■ Data provided ■
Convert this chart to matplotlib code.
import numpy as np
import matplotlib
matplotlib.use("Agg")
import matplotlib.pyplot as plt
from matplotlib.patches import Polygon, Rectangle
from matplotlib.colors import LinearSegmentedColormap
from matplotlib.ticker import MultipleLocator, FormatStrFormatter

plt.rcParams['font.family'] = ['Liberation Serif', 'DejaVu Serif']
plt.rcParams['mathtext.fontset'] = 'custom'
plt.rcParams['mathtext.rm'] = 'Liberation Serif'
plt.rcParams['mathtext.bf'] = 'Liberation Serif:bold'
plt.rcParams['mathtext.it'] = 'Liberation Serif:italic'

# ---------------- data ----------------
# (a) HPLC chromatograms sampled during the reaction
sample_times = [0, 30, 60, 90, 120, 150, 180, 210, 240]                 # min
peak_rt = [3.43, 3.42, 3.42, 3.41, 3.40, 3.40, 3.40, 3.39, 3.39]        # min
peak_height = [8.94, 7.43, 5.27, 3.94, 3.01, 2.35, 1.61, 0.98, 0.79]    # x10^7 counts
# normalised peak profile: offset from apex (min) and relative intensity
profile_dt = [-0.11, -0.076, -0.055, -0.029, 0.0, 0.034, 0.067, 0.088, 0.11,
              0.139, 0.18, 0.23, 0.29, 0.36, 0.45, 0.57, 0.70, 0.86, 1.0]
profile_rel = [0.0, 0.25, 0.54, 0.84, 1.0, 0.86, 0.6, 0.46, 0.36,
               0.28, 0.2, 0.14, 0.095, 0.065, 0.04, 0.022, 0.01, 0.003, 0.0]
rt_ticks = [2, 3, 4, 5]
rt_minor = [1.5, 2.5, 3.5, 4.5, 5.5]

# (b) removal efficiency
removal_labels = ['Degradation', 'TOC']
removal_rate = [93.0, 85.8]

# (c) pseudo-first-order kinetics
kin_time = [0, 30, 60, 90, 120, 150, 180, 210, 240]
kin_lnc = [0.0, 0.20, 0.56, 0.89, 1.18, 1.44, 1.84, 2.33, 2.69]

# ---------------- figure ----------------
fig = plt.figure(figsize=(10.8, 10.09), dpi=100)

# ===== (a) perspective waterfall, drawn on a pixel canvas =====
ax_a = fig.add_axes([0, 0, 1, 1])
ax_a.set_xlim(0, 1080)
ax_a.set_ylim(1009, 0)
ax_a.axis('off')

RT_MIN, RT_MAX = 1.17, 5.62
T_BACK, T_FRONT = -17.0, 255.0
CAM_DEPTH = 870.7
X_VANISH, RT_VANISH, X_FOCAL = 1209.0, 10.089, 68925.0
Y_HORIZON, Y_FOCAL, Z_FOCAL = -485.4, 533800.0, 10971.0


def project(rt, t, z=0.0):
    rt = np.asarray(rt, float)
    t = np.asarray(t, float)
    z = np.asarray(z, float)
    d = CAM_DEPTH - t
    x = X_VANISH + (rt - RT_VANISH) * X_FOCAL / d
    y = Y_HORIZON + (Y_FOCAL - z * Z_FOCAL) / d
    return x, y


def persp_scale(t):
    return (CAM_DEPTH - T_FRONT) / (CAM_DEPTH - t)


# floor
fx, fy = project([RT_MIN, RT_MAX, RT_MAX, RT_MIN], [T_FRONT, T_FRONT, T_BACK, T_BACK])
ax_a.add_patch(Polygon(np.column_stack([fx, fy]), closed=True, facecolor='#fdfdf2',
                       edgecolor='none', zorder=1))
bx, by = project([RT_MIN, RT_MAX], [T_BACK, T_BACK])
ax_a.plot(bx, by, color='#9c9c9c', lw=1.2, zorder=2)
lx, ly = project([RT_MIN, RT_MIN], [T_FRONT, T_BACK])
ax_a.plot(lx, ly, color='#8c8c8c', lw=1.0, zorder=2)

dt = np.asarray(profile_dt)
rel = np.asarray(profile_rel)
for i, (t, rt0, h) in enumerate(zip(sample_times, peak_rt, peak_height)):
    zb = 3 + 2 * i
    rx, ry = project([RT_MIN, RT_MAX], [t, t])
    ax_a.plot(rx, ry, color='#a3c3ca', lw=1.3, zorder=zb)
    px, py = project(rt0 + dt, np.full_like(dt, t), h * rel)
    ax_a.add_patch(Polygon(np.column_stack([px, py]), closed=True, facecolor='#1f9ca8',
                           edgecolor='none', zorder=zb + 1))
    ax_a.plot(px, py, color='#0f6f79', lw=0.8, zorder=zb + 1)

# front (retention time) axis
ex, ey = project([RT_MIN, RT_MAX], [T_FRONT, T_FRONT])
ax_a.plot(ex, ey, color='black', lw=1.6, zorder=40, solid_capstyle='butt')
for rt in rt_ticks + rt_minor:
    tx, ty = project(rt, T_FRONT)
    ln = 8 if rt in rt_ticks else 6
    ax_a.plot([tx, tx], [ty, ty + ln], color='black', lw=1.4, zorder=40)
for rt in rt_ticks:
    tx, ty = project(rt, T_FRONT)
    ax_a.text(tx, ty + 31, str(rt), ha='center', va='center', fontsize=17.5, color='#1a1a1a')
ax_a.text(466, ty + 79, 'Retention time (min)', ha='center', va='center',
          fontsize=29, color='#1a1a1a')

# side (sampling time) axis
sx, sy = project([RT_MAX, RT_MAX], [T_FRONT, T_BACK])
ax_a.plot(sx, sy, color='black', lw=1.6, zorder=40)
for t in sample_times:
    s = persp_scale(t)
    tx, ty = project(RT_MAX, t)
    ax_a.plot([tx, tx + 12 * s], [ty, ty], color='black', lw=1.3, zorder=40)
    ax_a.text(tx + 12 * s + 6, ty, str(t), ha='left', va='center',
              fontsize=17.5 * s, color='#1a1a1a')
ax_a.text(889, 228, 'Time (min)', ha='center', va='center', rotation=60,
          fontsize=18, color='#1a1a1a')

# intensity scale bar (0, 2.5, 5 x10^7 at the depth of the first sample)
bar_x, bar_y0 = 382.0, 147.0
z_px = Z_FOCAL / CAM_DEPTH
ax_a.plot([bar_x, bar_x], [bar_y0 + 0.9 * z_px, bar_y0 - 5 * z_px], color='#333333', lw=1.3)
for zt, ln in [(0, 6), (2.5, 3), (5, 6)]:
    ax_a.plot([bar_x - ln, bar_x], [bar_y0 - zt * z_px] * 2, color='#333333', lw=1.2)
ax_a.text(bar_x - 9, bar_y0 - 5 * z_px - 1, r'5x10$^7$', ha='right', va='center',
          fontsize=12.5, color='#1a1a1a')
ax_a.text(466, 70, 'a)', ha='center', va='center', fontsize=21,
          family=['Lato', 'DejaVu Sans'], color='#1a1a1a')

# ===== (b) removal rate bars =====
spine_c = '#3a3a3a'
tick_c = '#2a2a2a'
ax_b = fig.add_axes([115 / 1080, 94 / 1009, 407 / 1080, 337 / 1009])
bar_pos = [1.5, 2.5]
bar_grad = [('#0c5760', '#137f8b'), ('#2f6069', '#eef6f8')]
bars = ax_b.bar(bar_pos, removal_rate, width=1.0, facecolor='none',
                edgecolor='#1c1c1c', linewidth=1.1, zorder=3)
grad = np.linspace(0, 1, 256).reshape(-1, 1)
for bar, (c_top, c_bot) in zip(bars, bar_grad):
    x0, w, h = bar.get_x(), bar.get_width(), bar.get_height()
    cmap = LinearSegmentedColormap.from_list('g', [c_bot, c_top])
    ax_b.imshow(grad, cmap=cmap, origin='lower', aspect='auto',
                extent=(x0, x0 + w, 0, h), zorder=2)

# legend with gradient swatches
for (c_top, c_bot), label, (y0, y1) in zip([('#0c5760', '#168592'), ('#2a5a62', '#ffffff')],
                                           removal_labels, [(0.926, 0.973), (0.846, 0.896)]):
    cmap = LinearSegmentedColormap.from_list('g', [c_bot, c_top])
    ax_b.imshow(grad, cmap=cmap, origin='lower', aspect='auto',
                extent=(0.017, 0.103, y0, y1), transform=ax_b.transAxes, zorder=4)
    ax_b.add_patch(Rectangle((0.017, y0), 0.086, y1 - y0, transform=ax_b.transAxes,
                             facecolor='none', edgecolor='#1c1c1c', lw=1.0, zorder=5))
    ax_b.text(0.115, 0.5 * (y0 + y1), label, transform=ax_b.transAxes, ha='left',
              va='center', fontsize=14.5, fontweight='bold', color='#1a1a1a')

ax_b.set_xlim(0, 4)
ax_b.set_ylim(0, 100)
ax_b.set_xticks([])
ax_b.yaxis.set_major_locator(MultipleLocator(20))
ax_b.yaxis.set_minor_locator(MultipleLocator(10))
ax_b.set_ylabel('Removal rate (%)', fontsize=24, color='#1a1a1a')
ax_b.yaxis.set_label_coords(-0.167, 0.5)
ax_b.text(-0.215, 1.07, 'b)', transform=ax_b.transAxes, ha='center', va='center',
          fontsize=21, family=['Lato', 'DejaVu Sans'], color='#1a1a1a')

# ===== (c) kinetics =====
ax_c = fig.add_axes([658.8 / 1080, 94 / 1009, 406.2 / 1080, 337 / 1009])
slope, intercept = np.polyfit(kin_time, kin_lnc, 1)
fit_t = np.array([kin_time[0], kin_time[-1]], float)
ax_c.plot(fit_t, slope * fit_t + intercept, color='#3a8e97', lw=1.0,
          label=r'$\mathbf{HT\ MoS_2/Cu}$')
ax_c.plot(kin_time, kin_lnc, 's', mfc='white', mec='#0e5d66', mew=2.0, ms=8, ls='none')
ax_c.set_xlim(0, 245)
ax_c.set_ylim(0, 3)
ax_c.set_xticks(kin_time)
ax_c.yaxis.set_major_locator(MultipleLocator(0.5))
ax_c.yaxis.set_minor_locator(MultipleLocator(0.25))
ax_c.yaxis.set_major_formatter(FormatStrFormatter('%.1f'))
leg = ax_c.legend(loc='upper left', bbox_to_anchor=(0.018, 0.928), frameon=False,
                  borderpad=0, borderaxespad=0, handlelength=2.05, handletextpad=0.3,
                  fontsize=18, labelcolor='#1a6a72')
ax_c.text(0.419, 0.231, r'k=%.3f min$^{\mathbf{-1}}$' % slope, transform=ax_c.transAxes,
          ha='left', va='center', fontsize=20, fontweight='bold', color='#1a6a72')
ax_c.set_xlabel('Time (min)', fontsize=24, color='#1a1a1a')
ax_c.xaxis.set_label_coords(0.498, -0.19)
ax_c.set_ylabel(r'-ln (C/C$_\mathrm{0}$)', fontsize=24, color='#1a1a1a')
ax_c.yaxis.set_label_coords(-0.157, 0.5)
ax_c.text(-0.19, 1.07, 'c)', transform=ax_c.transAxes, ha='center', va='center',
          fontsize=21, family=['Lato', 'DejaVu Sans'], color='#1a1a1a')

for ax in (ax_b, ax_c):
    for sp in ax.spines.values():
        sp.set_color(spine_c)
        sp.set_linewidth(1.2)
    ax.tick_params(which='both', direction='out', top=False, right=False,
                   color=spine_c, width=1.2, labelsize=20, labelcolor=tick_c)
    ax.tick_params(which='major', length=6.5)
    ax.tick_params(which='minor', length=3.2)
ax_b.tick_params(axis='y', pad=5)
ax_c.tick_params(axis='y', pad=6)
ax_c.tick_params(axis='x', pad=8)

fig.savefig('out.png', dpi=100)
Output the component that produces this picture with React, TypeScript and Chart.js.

■ Problem requirements ■
From the first line of the data above to the line holding "from matplotlib.ticker import", reproduce each line exactly; emit no other lines.

■ Correct result ■
Convert this chart to matplotlib code.
import numpy as np
import matplotlib
matplotlib.use("Agg")
import matplotlib.pyplot as plt
from matplotlib.patches import Polygon, Rectangle
from matplotlib.colors import LinearSegmentedColormap
from matplotlib.ticker import MultipleLocator, FormatStrFormatter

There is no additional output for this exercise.